Given records:
★ ★ ★

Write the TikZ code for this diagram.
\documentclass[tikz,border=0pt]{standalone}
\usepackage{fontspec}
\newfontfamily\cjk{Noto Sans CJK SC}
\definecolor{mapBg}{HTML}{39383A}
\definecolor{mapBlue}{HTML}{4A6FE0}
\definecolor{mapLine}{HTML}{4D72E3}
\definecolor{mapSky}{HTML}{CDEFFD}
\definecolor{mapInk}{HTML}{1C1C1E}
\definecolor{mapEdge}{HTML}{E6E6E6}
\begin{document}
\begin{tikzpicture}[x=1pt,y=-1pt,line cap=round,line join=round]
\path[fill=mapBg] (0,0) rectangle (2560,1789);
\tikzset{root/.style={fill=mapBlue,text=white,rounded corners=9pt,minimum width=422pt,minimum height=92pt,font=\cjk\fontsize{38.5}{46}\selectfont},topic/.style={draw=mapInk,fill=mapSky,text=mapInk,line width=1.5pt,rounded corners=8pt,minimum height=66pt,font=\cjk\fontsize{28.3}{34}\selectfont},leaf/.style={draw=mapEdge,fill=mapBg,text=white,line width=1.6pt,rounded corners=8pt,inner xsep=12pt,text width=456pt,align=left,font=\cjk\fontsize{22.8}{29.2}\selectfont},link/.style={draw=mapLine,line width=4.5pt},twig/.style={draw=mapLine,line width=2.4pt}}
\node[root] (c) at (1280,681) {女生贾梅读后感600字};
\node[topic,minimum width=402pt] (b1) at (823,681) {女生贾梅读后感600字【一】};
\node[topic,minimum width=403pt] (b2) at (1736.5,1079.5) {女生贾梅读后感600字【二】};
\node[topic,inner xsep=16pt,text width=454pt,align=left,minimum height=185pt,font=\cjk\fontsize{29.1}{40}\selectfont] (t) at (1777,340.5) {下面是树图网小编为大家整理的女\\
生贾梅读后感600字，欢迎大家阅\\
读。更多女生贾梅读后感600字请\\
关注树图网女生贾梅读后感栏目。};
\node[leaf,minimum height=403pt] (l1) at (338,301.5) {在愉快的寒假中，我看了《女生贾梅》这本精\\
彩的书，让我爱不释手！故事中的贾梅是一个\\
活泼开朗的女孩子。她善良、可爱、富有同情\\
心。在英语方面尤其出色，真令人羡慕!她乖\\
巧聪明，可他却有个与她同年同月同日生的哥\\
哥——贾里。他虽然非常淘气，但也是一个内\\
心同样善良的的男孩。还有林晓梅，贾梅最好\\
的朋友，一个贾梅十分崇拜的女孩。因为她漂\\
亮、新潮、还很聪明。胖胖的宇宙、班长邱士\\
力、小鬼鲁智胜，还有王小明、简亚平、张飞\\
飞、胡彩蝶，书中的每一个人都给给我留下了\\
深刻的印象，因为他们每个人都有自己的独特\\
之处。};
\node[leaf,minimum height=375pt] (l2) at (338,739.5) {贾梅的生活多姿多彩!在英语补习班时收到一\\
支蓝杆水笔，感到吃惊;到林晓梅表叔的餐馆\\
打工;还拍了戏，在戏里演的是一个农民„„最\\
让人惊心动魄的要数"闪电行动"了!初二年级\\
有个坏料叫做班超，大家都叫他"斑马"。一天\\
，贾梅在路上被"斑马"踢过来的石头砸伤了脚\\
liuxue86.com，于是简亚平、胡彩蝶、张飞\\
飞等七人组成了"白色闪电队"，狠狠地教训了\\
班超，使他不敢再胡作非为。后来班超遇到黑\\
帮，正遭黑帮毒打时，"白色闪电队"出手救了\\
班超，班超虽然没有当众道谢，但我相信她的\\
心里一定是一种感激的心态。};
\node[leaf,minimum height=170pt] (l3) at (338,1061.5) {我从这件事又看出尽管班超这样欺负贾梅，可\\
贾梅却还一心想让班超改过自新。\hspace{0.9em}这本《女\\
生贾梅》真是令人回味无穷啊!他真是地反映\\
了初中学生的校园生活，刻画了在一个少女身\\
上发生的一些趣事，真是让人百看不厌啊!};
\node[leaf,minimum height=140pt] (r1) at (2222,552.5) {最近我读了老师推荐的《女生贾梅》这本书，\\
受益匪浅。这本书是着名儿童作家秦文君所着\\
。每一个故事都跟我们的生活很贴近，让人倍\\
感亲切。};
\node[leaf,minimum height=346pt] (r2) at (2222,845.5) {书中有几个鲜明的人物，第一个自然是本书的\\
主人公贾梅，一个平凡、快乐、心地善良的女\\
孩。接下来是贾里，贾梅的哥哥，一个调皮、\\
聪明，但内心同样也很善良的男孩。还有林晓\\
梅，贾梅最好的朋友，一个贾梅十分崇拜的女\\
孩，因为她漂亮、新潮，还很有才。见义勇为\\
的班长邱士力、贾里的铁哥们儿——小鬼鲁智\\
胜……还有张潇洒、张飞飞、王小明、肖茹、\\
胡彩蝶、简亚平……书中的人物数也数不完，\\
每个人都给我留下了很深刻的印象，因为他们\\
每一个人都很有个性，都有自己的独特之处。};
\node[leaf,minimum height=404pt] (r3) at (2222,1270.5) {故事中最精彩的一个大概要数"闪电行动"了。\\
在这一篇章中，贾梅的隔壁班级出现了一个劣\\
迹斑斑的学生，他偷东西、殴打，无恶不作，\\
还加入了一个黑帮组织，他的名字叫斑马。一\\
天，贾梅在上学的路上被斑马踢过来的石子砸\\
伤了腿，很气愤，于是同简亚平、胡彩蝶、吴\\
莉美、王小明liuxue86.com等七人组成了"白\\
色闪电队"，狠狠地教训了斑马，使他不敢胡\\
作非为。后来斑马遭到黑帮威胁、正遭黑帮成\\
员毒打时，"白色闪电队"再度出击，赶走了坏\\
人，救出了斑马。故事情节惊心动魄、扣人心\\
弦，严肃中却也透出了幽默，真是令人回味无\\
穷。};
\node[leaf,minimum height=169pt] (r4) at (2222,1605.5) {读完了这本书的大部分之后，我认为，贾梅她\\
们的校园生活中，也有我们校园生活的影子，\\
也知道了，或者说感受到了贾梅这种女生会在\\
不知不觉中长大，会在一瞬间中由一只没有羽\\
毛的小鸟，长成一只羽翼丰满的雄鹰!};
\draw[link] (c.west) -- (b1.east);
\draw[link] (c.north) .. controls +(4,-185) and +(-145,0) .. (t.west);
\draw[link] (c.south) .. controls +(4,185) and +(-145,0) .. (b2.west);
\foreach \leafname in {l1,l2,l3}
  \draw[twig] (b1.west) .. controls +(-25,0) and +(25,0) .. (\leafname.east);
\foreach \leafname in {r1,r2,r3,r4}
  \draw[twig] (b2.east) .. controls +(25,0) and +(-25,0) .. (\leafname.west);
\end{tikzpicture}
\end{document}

★ ★ ★

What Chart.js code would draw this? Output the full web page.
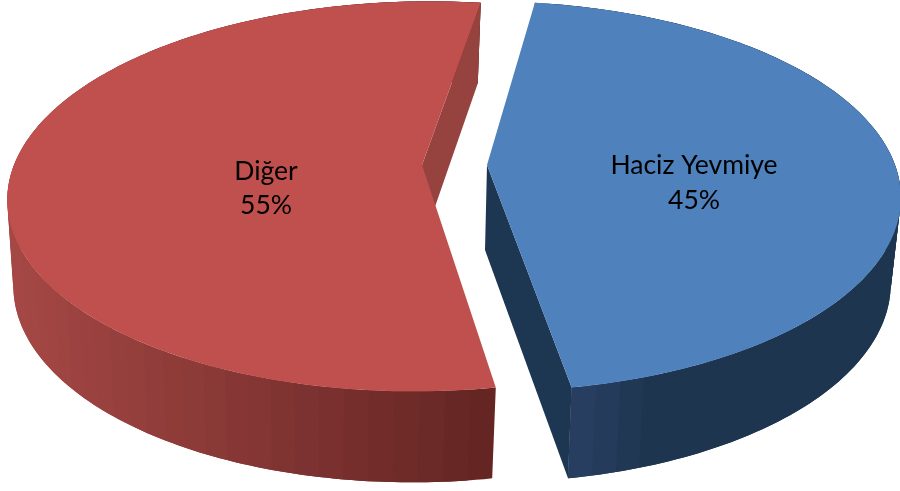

★ ★ ★

The request: Where does the word "this" appear? Return each line that holds it.

Exercise solution:
Write the TikZ code for this diagram.
What Chart.js code would draw this? Output the full web page.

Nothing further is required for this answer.